6charlong, I think you propose exactly the opposite business model from the Sony business model. In your model, Sony makes money for every person who reads books on their reader. The "reading books" marketplace is saturated, anyone can get any book they want, consider all the bookstores that have closed since Amazon.Com opened. In order to maximize sales, they can't charge much of a premium per reader since they are attacking a saturated market. If the publishers make and distribute books using open source tools, then Sony makes nothing per book. The earnings from your model are:
Earnings = small * number_readers + 0 * number_books_read
Sony is informed by their Playstation product, since playing games is a hobby like reading books.
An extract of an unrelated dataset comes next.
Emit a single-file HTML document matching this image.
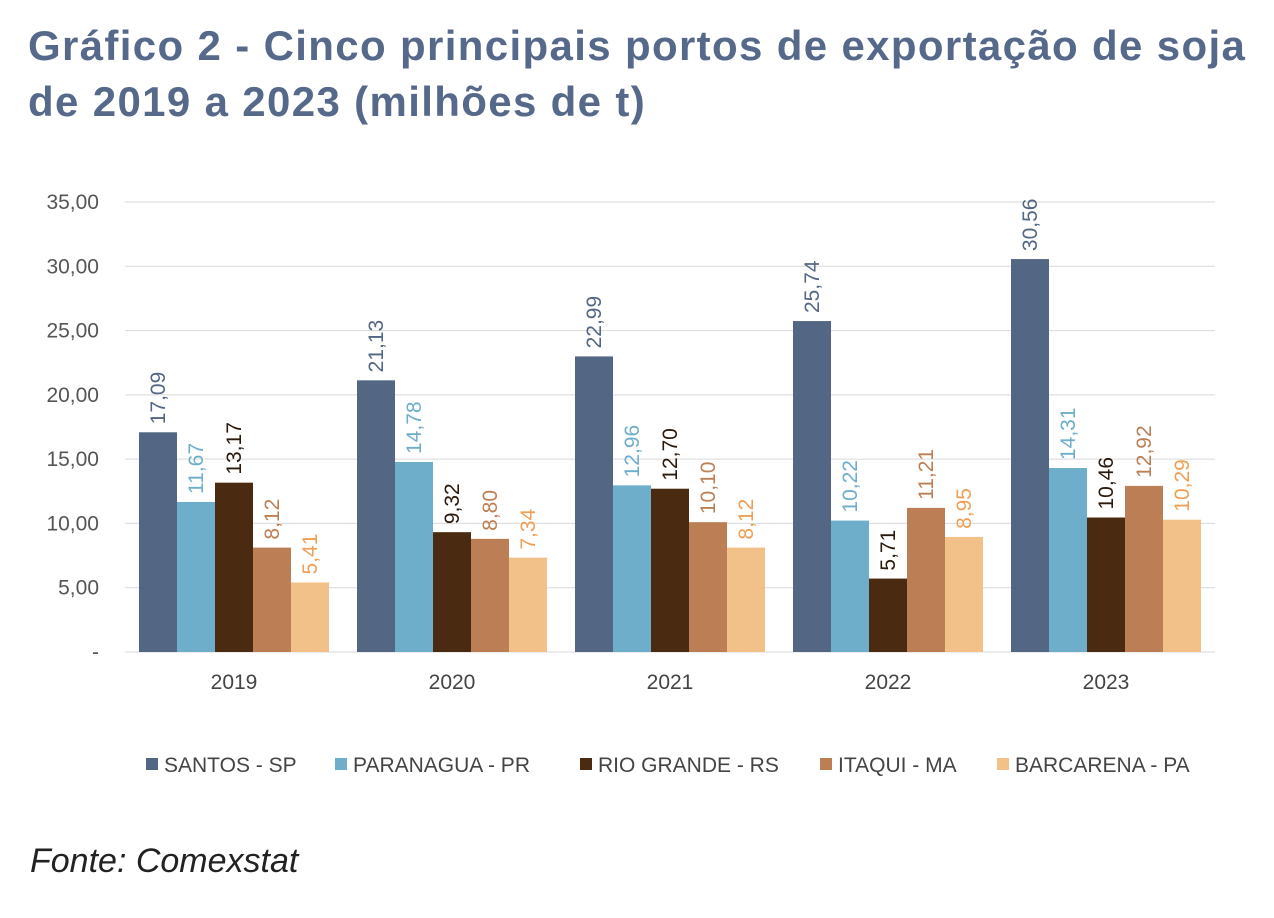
<!DOCTYPE html>
<html><head><meta charset="utf-8">
<style>
body{margin:0;background:#fff;width:1274px;height:918px;overflow:hidden;font-family:"Liberation Sans",sans-serif;}
#title{position:absolute;left:28px;top:18px;font-size:42px;font-weight:bold;color:#56698a;line-height:56px;letter-spacing:1.35px;white-space:nowrap;}
#fonte{position:absolute;left:30px;top:842px;font-size:34px;font-style:italic;color:#222;}
svg{position:absolute;left:0;top:0;}
</style></head><body>
<div id="title">Gráfico 2 - Cinco principais portos de exportação de soja<br>de 2019 a 2023 (milhões de t)</div>
<div id="fonte">Fonte: Comexstat</div>
<svg id="chart" width="1274" height="918"></svg>
<script>
const categories=["2019","2020","2021","2022","2023"];
const seriesNames=["SANTOS - SP","PARANAGUA - PR","RIO GRANDE - RS","ITAQUI - MA","BARCARENA - PA"];
const santos=[17.09,21.13,22.99,25.74,30.56];
const paranagua=[11.67,14.78,12.96,10.22,14.31];
const rioGrande=[13.17,9.32,12.70,5.71,10.46];
const itaqui=[8.12,8.80,10.10,11.21,12.92];
const barcarena=[5.41,7.34,8.12,8.95,10.29];
const yTicks=[0,5,10,15,20,25,30,35];
const yTickLabels=["-","5,00","10,00","15,00","20,00","25,00","30,00","35,00"];
const series=[santos,paranagua,rioGrande,itaqui,barcarena];
const colors=["#536684","#6eaecb","#4a2a10","#bc7f55","#f2c18a"];
const labelColors=["#536684","#6eaecb","#2b1a0c","#bc7f55","#ef9f55"];
const svg=document.getElementById('chart');
const NS="http://www.w3.org/2000/svg";
const x0=125,x1=1215,yBase=652,yTop=202,yMax=35;
const gw=(x1-x0)/categories.length,bw=38,pad=(gw-bw*5)/2;
const y=v=>yBase-(v/yMax)*(yBase-yTop);
function mk(t,a){const e=document.createElementNS(NS,t);for(const k in a)e.setAttribute(k,a[k]);svg.appendChild(e);return e;}
yTicks.forEach((t,i)=>{
 const l=mk('line',{x1:x0,x2:x1,y1:y(t),y2:y(t),stroke:'#d9d9d9','stroke-width':1});
 
 
 const tx=mk('text',{x:99,y:y(t)+7,'text-anchor':'end','font-size':21,fill:'#555'});
 tx.textContent=yTickLabels[i];
 
 
});
categories.forEach((c,ci)=>{
 const gx=x0+ci*gw;
 series.forEach((s,si)=>{
  const bx=gx+pad+si*bw,v=s[ci];
  const r=mk('rect',{x:bx,y:y(v),width:bw,height:yBase-y(v),fill:colors[si]});
  
  
  const lx=bx+bw/2+7,ly=y(v)-8;
  const t=mk('text',{x:lx,y:ly,transform:`rotate(-90 ${lx} ${ly})`,'font-size':21,fill:labelColors[si]});
  t.textContent=v.toFixed(2).replace('.',',');
  
  
 });
 const t=mk('text',{x:gx+gw/2,y:689,'text-anchor':'middle','font-size':21,fill:'#444'});
 t.textContent=c;
 
 
});
const legendX=[146,335,580,820,997];
seriesNames.forEach((n,i)=>{
 const r=mk('rect',{x:legendX[i],y:758,width:12,height:12,fill:colors[i]});
 
 
 const t=mk('text',{x:legendX[i]+18,y:772,'font-size':21,fill:'#444'});
 t.textContent=n;
 
 
});
</script>
</body></html>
In this model you make little to nothing on the game player, producing a demand for accessories and game content. Then you tightly control these products to maximize profits. The earnings in the Sony model are:
Earnings = 0 * number_readers + medium * number_books_read
That's why you can't sell or give away eBooks you've read, they know number_books_read is > number_books. They've moved out of a saturated marketplace with small margins (books or handheld electronics, whichever you think the reader is) and into a marketplace with limited supply, one provider, and hopefully higher margins. If they could get this approach to work, like Apple did with iPod, then the Reader will be a business success. If we all decide to run BD on Baen/Gutenberg/... book sources and read those instead they will have the worst case scenario earnings:
Earnings = 0 * number_readers + medium * 0.05 * number_books_read
That will be the death of the Sony Reader, IMHO.